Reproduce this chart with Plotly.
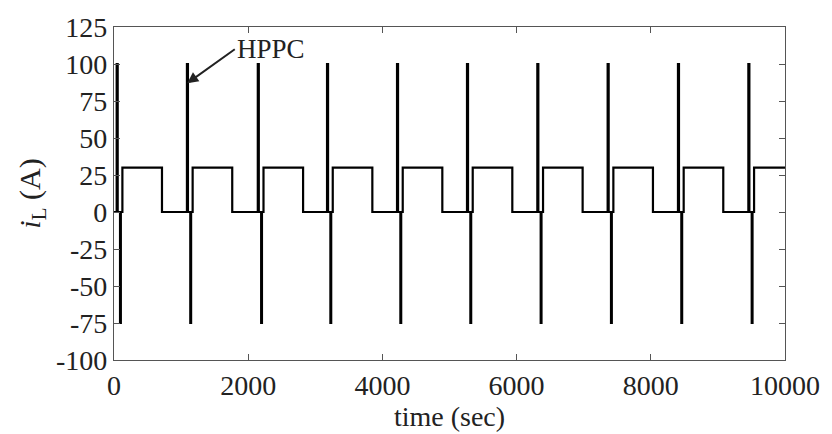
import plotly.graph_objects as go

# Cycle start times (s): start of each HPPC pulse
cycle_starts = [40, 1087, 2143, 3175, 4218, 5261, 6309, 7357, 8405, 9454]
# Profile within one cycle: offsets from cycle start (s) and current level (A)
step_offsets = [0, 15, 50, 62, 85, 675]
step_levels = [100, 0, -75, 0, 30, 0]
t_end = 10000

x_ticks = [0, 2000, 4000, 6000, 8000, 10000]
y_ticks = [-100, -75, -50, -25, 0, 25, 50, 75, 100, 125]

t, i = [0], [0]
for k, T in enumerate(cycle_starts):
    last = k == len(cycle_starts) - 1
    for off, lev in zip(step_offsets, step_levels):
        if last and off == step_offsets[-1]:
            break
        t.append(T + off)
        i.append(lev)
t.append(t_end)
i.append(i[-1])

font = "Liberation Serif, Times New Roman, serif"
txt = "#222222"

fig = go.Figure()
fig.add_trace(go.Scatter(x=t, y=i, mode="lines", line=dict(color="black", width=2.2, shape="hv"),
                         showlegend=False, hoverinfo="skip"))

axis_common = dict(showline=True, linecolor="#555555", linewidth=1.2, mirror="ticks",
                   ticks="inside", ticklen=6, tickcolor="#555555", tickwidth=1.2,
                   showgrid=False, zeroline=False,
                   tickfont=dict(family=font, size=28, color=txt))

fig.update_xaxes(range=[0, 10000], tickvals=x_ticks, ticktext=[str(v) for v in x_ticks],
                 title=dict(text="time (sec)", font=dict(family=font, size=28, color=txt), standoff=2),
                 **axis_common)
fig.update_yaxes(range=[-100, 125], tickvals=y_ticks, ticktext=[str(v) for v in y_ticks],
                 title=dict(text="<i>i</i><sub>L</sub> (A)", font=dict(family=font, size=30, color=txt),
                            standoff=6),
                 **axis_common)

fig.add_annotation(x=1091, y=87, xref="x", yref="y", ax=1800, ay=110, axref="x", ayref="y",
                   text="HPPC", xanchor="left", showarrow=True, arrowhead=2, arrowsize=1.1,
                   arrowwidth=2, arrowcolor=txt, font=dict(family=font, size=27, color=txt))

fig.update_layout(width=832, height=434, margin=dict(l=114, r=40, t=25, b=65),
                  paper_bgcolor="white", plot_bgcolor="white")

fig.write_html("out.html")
========================================================================
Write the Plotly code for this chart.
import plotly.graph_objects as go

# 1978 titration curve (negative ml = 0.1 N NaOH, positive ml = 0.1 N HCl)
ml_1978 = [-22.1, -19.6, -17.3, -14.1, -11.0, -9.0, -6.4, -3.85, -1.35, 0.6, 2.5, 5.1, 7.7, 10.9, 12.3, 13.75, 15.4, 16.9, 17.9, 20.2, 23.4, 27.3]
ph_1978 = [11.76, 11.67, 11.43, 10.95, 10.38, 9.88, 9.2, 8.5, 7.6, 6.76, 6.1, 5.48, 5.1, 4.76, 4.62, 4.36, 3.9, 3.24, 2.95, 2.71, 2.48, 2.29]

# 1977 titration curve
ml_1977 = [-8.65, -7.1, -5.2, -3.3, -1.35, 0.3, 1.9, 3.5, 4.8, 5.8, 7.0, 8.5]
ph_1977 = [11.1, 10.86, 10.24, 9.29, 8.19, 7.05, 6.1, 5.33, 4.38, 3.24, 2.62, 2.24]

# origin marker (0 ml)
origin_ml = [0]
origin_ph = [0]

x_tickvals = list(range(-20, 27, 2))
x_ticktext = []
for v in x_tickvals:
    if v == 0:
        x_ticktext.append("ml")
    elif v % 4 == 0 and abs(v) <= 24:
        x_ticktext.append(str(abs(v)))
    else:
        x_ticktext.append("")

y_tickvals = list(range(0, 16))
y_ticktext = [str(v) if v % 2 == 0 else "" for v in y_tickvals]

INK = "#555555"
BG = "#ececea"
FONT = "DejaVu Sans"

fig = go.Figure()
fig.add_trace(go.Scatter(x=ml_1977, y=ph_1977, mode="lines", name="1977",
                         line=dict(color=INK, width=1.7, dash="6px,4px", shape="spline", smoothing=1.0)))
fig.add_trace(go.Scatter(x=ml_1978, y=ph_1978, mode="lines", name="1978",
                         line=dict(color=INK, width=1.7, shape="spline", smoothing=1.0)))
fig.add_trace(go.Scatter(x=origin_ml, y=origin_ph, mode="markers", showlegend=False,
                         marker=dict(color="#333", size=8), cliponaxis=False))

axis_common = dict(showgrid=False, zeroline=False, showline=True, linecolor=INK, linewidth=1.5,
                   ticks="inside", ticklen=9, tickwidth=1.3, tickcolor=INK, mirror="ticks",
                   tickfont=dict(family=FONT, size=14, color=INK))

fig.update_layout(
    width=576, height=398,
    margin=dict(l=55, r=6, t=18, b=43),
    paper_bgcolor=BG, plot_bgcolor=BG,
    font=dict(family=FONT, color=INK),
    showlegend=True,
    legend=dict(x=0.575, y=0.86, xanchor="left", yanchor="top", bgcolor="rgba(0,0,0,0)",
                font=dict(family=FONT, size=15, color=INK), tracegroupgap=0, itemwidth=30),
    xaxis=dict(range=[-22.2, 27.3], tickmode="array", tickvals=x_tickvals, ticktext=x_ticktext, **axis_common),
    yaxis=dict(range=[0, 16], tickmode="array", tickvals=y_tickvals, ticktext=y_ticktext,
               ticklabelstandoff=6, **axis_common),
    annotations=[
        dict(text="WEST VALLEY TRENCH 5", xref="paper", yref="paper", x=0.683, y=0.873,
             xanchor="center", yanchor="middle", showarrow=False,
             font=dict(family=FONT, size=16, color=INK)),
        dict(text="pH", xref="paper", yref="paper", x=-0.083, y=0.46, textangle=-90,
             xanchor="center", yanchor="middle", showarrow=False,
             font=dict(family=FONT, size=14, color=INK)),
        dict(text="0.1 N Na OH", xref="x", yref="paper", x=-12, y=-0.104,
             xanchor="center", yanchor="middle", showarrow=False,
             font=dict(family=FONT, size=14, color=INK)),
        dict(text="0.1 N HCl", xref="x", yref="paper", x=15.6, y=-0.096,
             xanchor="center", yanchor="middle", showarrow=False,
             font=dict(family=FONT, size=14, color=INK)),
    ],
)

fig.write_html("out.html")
========================================================================
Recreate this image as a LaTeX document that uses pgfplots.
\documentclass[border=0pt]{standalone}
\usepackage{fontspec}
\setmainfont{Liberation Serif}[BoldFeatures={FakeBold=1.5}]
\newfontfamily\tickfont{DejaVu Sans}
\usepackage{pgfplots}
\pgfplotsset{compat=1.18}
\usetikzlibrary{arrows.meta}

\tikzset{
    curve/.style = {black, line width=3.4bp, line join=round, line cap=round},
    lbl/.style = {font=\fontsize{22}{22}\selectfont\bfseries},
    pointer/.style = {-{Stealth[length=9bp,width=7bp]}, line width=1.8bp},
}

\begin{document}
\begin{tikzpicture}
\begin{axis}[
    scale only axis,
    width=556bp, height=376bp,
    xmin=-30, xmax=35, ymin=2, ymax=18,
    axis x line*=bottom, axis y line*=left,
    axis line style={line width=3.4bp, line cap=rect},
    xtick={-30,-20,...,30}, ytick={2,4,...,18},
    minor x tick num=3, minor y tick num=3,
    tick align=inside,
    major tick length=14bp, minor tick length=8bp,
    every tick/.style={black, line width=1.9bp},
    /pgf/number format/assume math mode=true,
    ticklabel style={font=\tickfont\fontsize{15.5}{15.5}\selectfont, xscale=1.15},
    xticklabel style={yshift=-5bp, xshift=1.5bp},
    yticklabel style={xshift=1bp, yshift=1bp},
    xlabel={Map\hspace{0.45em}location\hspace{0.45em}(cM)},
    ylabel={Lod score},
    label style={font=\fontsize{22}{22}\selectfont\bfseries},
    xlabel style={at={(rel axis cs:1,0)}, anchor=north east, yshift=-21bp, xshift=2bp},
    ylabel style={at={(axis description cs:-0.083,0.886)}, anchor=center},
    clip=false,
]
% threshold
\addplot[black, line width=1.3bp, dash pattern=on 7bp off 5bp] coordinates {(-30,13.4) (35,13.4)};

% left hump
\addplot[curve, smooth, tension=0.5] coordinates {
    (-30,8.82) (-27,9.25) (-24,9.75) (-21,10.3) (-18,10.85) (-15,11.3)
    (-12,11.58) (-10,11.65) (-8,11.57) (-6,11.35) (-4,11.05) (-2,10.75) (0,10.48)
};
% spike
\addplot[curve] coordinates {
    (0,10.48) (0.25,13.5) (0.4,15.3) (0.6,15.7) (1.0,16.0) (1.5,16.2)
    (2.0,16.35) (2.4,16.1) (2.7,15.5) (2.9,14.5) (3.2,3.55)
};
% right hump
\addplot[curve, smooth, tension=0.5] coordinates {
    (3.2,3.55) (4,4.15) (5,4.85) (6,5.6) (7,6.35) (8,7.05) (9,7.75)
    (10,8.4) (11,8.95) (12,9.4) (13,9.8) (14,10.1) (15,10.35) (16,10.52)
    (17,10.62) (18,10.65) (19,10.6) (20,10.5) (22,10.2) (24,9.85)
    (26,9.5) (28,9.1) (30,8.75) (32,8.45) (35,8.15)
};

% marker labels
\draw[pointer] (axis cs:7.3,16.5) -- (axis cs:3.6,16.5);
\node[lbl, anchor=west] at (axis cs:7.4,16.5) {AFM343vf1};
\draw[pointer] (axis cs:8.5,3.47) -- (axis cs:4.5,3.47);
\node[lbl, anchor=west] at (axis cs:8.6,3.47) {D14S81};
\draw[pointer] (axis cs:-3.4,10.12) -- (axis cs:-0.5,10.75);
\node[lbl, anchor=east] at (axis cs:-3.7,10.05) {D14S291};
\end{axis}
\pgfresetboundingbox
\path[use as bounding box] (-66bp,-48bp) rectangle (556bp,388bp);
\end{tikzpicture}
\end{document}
========================================================================
• WHAT TO PRODUCE:
From the records above, copy exactly the lines starting at the one with "Reproduce this chart with Plotly." and ending at the one with "i.append(i[-1])", and no others. Pictures stay out.

• ANSWER TO THE EXERCISE:
Reproduce this chart with Plotly.
import plotly.graph_objects as go

# Cycle start times (s): start of each HPPC pulse
cycle_starts = [40, 1087, 2143, 3175, 4218, 5261, 6309, 7357, 8405, 9454]
# Profile within one cycle: offsets from cycle start (s) and current level (A)
step_offsets = [0, 15, 50, 62, 85, 675]
step_levels = [100, 0, -75, 0, 30, 0]
t_end = 10000

x_ticks = [0, 2000, 4000, 6000, 8000, 10000]
y_ticks = [-100, -75, -50, -25, 0, 25, 50, 75, 100, 125]

t, i = [0], [0]
for k, T in enumerate(cycle_starts):
    last = k == len(cycle_starts) - 1
    for off, lev in zip(step_offsets, step_levels):
        if last and off == step_offsets[-1]:
            break
        t.append(T + off)
        i.append(lev)
t.append(t_end)
i.append(i[-1])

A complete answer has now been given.